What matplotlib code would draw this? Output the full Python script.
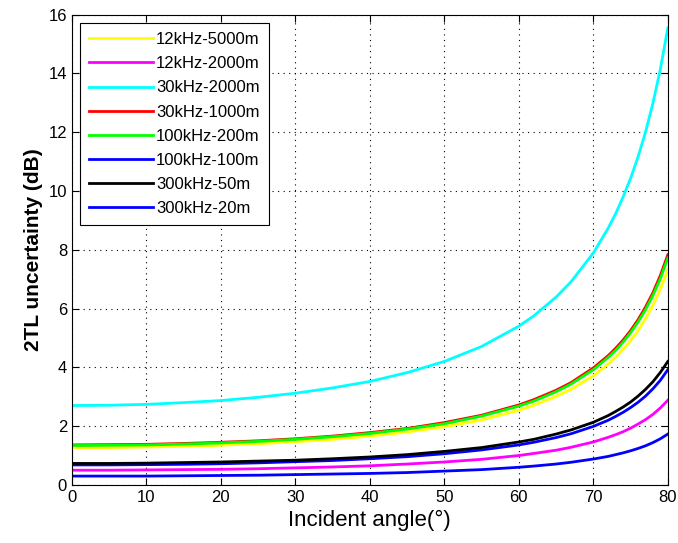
import numpy as np
import matplotlib.pyplot as plt

plt.rcParams['font.family'] = ['Liberation Sans', 'DejaVu Sans']

#### data
angle = [0, 5, 10, 15, 20, 25, 30, 35, 40, 45, 50, 55, 60, 62, 65, 67, 70, 72, 73, 74, 75, 76, 77, 78, 79, 80]

y_12k_5000 = [1.27, 1.27, 1.29, 1.31, 1.35, 1.40, 1.47, 1.55, 1.66, 1.80, 1.98, 2.21, 2.54, 2.71, 3.01, 3.25, 3.71, 4.11, 4.34, 4.61, 4.91, 5.25, 5.65, 6.11, 6.66, 7.31]
y_12k_2000 = [0.50, 0.50, 0.51, 0.52, 0.53, 0.55, 0.58, 0.61, 0.65, 0.71, 0.78, 0.87, 1.00, 1.07, 1.18, 1.28, 1.46, 1.62, 1.71, 1.81, 1.93, 2.07, 2.22, 2.40, 2.62, 2.88]
y_30k_2000 = [2.70, 2.71, 2.74, 2.80, 2.87, 2.98, 3.12, 3.30, 3.52, 3.82, 4.20, 4.71, 5.40, 5.75, 6.39, 6.91, 7.89, 8.74, 9.23, 9.80, 10.43, 11.16, 12.00, 12.99, 14.15, 15.55]
y_30k_1000 = [1.36, 1.37, 1.38, 1.41, 1.45, 1.50, 1.57, 1.66, 1.78, 1.92, 2.12, 2.37, 2.72, 2.90, 3.22, 3.48, 3.98, 4.40, 4.65, 4.93, 5.25, 5.62, 6.05, 6.54, 7.13, 7.83]
y_100k_200 = [1.34, 1.35, 1.36, 1.39, 1.43, 1.48, 1.55, 1.64, 1.75, 1.90, 2.08, 2.34, 2.68, 2.85, 3.17, 3.43, 3.92, 4.34, 4.58, 4.86, 5.18, 5.54, 5.96, 6.45, 7.02, 7.72]
y_100k_100 = [0.68, 0.68, 0.69, 0.70, 0.72, 0.75, 0.79, 0.83, 0.89, 0.96, 1.06, 1.19, 1.36, 1.45, 1.61, 1.74, 1.99, 2.20, 2.33, 2.47, 2.63, 2.81, 3.02, 3.27, 3.56, 3.92]
y_300k_50 = [0.73, 0.73, 0.74, 0.76, 0.78, 0.81, 0.84, 0.89, 0.95, 1.03, 1.14, 1.27, 1.46, 1.55, 1.73, 1.87, 2.13, 2.36, 2.50, 2.65, 2.82, 3.02, 3.25, 3.51, 3.83, 4.20]
y_300k_20 = [0.30, 0.30, 0.30, 0.31, 0.32, 0.33, 0.35, 0.37, 0.39, 0.42, 0.47, 0.52, 0.60, 0.64, 0.71, 0.77, 0.88, 0.97, 1.03, 1.09, 1.16, 1.24, 1.33, 1.44, 1.57, 1.73]

labels = ['12kHz-5000m', '12kHz-2000m', '30kHz-2000m', '30kHz-1000m',
          '100kHz-200m', '100kHz-100m', '300kHz-50m', '300kHz-20m']
series = [y_12k_5000, y_12k_2000, y_30k_2000, y_30k_1000,
          y_100k_200, y_100k_100, y_300k_50, y_300k_20]
colors = ['#ffff00', '#ff00ff', '#00ffff', '#ff0000',
          '#00ff00', '#0000ff', '#000000', '#0000ff']
####

fig = plt.figure(figsize=(6.78, 5.43), dpi=100)
ax = fig.add_axes([0.106, 0.107, 0.879, 0.866])

for y, lab, c in zip(series, labels, colors):
    ax.plot(angle, y, color=c, lw=2.0, label=lab)

ax.set_xlim(0, 80)
ax.set_ylim(0, 16)
ax.set_xticks(np.arange(0, 81, 10))
ax.set_yticks(np.arange(0, 17, 2))
ax.grid(True, color='black', linestyle=(0, (1, 4)), linewidth=0.8)
ax.tick_params(direction='in', top=True, right=True, labelsize=12, length=5)
ax.set_xlabel('Incident angle(°)', fontsize=16)
ax.set_ylabel('2TL uncertainty (dB)', fontsize=15, fontweight='bold')

leg = ax.legend(loc='upper left', fontsize=12, fancybox=False, framealpha=1,
                edgecolor='black', handlelength=3.8, labelspacing=0.55,
                borderaxespad=0.5, handletextpad=0.2, borderpad=0.55)
leg.get_frame().set_linewidth(0.8)

plt.savefig('out.png', dpi=100)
● ● ● ● ● ● ●
Print the data above verbatim from the first line through the line holding "78, 79, 80]", leaving every picture out.

What matplotlib code would draw this? Output the full Python script.
import numpy as np
import matplotlib.pyplot as plt

plt.rcParams['font.family'] = ['Liberation Sans', 'DejaVu Sans']

#### data
angle = [0, 5, 10, 15, 20, 25, 30, 35, 40, 45, 50, 55, 60, 62, 65, 67, 70, 72, 73, 74, 75, 76, 77, 78, 79, 80]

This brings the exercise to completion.